You know the feeling. That sense of obligation when someone asks you to do something. The feeling that you can’t say no, whether you want to or not.

When you receive a request, think less about what you should do and more about what you can do. Stretching yourself too thin can do more harm than good, regardless of whether the task is completed or not. If you determine you can’t do what is being asked of you, consider alternatives or other things you could do to help, even if it is less than what is being demanded.

It can be hard to say no, but agreeing to unreasonable requests can set a bad precedent.

Don’t neglect your own personal needs

By definition, boundaries are a dividing line. As the lines between your life and the life of the person you’re caring for begin to blur, it is important to prioritize your own time and space. Rather than waiting for free time, block off “me time” in advance on your schedule.

This time can be spent alone or doing something you love, from reading a book or spending time outdoors to coffee with a friend or a yoga session. Taking time to recharge your batteries is critical to your own mental and emotional health.

This will also help your loved one feel like less of a burden to you.
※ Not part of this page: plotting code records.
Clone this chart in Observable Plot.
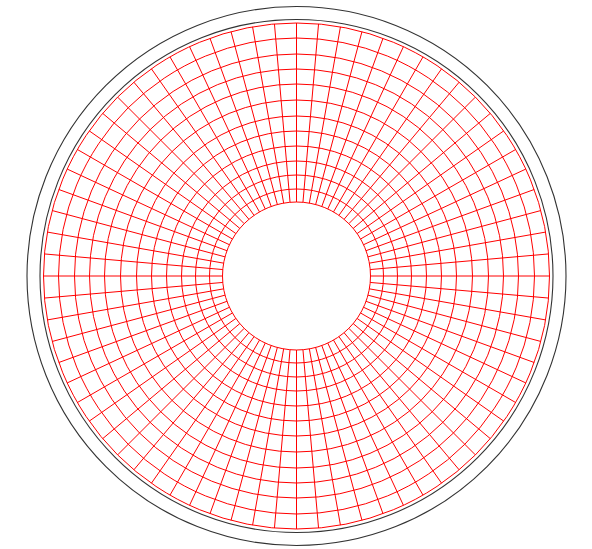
<!DOCTYPE html>
<html>
<head>
<meta charset="utf-8">
<script src="https://cdn.jsdelivr.net/npm/d3@7"></script>
<script src="https://cdn.jsdelivr.net/npm/@observablehq/plot@0.6"></script>
<style>
  html, body { margin: 0; padding: 0; background: #fff; }
  svg { display: block; }
</style>
</head>
<body>
<div id="chart"></div>
<script>
// Radii of the red concentric rings (inner hole edge to outer edge)
const ringRadii = [74, 87, 101, 115, 130, 145, 160, 176, 192, 207, 222, 238, 253];
// Radii of the two black outline circles
const outlineRadii = [256.5, 269.5];
// Angles (degrees) of the radial spokes
const spokeAngles = [0, 5, 10, 15, 20, 25, 30, 35, 40, 45, 50, 55, 60, 65, 70, 75, 80, 85,
  90, 95, 100, 105, 110, 115, 120, 125, 130, 135, 140, 145, 150, 155, 160, 165, 170, 175,
  180, 185, 190, 195, 200, 205, 210, 215, 220, 225, 230, 235, 240, 245, 250, 255, 260, 265,
  270, 275, 280, 285, 290, 295, 300, 305, 310, 315, 320, 325, 330, 335, 340, 345, 350, 355];

const rInner = ringRadii[0];
const rOuter = ringRadii[ringRadii.length - 1];
const rad = (a) => a * Math.PI / 180;

const chart = Plot.plot({
  width: 592,
  height: 549,
  margin: 0,
  x: {domain: [-296, 296], range: [0, 592], axis: null},
  y: {domain: [-273.5, 275.5], range: [549, 0], axis: null},
  r: {type: "identity"},
  marks: [
    Plot.link(spokeAngles, {
      x1: (a) => rInner * Math.cos(rad(a)),
      y1: (a) => rInner * Math.sin(rad(a)),
      x2: (a) => rOuter * Math.cos(rad(a)),
      y2: (a) => rOuter * Math.sin(rad(a)),
      stroke: "#ff0000",
      strokeWidth: 1
    }),
    Plot.dot(ringRadii, {x: () => 0, y: () => 0, r: (d) => d, fill: "none", stroke: "#ff0000", strokeWidth: 1}),
    Plot.dot(outlineRadii, {x: () => 0, y: () => 0, r: (d) => d, fill: "none", stroke: "#333", strokeWidth: 1.1})
  ]
});
document.getElementById("chart").appendChild(chart);
</script>
</body>
</html>
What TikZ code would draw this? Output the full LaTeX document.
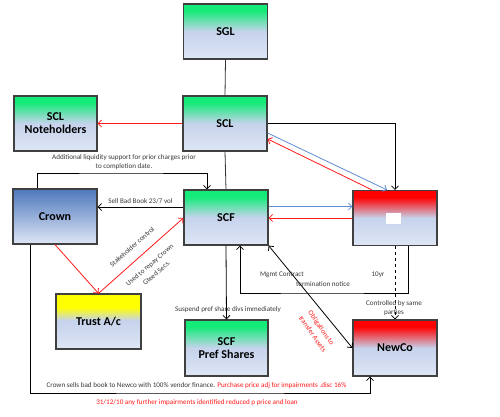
\documentclass[tikz,border=0pt]{standalone}
\usepackage{fontspec}
\setmainfont{Carlito}
\usepackage{tikz}
\usepackage{xcolor}
\usetikzlibrary{arrows.meta}

\definecolor{boxgreen}{RGB}{20,235,120}
\definecolor{boxblue}{RGB}{198,211,236}
\definecolor{boxpale}{RGB}{222,230,245}
\definecolor{crownblue}{RGB}{78,120,188}
\definecolor{boxred}{RGB}{255,0,0}
\definecolor{boxyellow}{RGB}{255,255,0}
\definecolor{linkblue}{RGB}{95,140,210}
\definecolor{linkred}{RGB}{255,25,25}
\definecolor{textgray}{RGB}{55,55,55}

\pgfdeclareverticalshading{greentop}{100bp}{color(0bp)=(boxpale); color(25bp)=(boxpale); color(50bp)=(boxblue); color(69bp)=(boxgreen); color(100bp)=(boxgreen)}
\pgfdeclareverticalshading{redtop}{100bp}{color(0bp)=(boxpale); color(25bp)=(boxpale); color(50bp)=(boxblue); color(69bp)=(boxred); color(100bp)=(boxred)}
\pgfdeclareverticalshading{yellowtop}{100bp}{color(0bp)=(boxpale); color(25bp)=(boxpale); color(51bp)=(boxblue); color(63bp)=(boxyellow); color(100bp)=(boxyellow)}
\pgfdeclareverticalshading{bluetop}{100bp}{color(0bp)=(boxpale); color(25bp)=(boxpale); color(75bp)=(crownblue); color(100bp)=(crownblue)}

\tikzset{
  entity/.style={draw=black!75, line width=1.2pt, minimum width=84pt, minimum height=55pt,
    inner sep=0pt, align=center, font=\fontsize{12}{13}\selectfont\bfseries},
  note/.style={font=\fontsize{7.1}{8.6}\selectfont, text=textgray, align=center, inner sep=0pt},
  slanted/.style={note, font=\fontsize{7.1}{10.5}\selectfont},
}

\begin{document}
\begin{tikzpicture}[x=1pt, y=-1pt, >={Straight Barb[length=3.5pt,width=7pt]}, line width=0.8pt]
\useasboundingbox (0,0) rectangle (500,417);
% entities
\node[entity, shading=greentop] (sgl) at (225.5,31.5) {SGL};
\node[entity, shading=greentop] (scl) at (225,123.5) {SCL};
\node[entity, shading=greentop, minimum width=83pt] (scln) at (55.5,123.5) {SCL\\Noteholders};
\node[entity, shading=bluetop] (crown) at (55,216.5) {Crown};
\node[entity, shading=greentop] (scf) at (226,217.5) {SCF};
\node[entity, shading=redtop] (redbox) at (395,218) {};
\node[fill=white, minimum width=15pt, minimum height=11pt, inner sep=0pt] (mask) at (393.5,218.5) {};
\node[entity, shading=yellowtop, minimum width=85pt] (trust) at (98.5,321.5) {Trust A/c};
\node[entity, shading=greentop, minimum width=83pt, minimum height=56pt] (pref) at (226.5,348) {SCF\\Pref Shares};
\node[entity, shading=redtop, minimum height=56pt] (newco) at (395,348) {NewCo};

% helper points
\coordinate (toploop) at (120,173);
\coordinate (mgmt) at (320,293);
\coordinate (bottom) at (200,393);

% ownership lines
\draw[black!80] (sgl.south) -- (scl.north);
\draw[black!80] (scl.south) -- (scf.north);
\draw[->] (scl.east) -| (redbox.north);
\draw[->] ([xshift=-18pt]crown.north) |- (toploop) -| ([xshift=-19pt]scf.north);
\draw[->] ([yshift=10.5pt]scf.west) -- ([yshift=10.5pt]scf.west -| crown.east)
  node[note, midway, above=3pt] {Sell Bad Book 23/7 vol};
\draw[->] (scf.south) -- (pref.north);
\draw[->] ([xshift=13pt]redbox.south) |- (mgmt) -| ([xshift=14pt]scf.south);
\draw[->, dashed] (redbox.south) -- (newco.north);
\draw[<->] (scf.south east) -- (newco.west);
\draw[->] ([xshift=-25pt]crown.south) |- (bottom) -| ([xshift=-25pt]newco.south);

% red and blue flows
\draw[->, linkred] (scl.west) -- (scln.east);
\draw[->, linkred] (crown.south) -- (trust.north);
\draw[->, linkred] (trust.north) -- ([yshift=-0.5pt]scf.west);
\draw[->, linkblue] ([yshift=-9.5pt]scl.east) -- ([xshift=-8pt]redbox.north);
\draw[->, linkred] ([xshift=-23pt]redbox.north) -- ([yshift=-15.5pt]scl.east);
\draw[->, linkblue] ([yshift=11pt]scf.east) -- ([yshift=11pt]scf.east -| redbox.west);
\draw[->, linkred] (redbox.west) -- (redbox.west -| scf.east);

% labels
\node[note] (liquidity) at (124,162) {Additional liquidity support for prior charges prior\\to completion date.};
\node[slanted, rotate=41] (stake) at (132,247) {Stakeholder control};
\node[slanted, rotate=41] (repay) at (153,269) {Used to repay Crown\\Gteed Secs.};
\node[note] (suspend) at (228,310) {Suspend pref share divs immediately};
\node[note] (mgmtc) at (282,275) {Mgmt Contract};
\node[note] (termin) at (323,284) {termination notice};
\node[note] (tenyr) at (378,275) {10yr};
\node[note] (control) at (394,308) {Controlled by same\\parties};
\node[slanted, text=linkred, rotate=-55] (oblig) at (317,331) {Obligations to\\transfer Assets};
\node[note] (sells) at (196.5,386) {Crown sells bad book to Newco with 100\% vendor finance. \textcolor{linkred}{Purchase price adj for impairments .disc 16\%}};
\node[note, text=linkred] (further) at (197,403) {31/12/10 any further impairments identified reduced p price and loan};
\end{tikzpicture}
\end{document}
Maintain realistic expectations about your loved one

The specifics of your loved one’s personal health will dictate the impact of this, but you need to remember to keep your expectations in check in terms of your loved one’s attitude or behavior.

They may not vocalize their appreciation for your care. They may be prone to bouts of irritability or reclusion, with no interest in whatever activities you may have planned. Your loved one may also have a health condition that causes physical pain or affects their emotions.

To account for this, make sure you are well rested so that you are not irritable from a lack of sleep, as your patience during these difficult situations may wear thin. It is also important to take whatever negative comments they may make to or about you with a grain of salt. It may not be easy, but you can’t take it personally. It’s better to be able to grasp the root cause.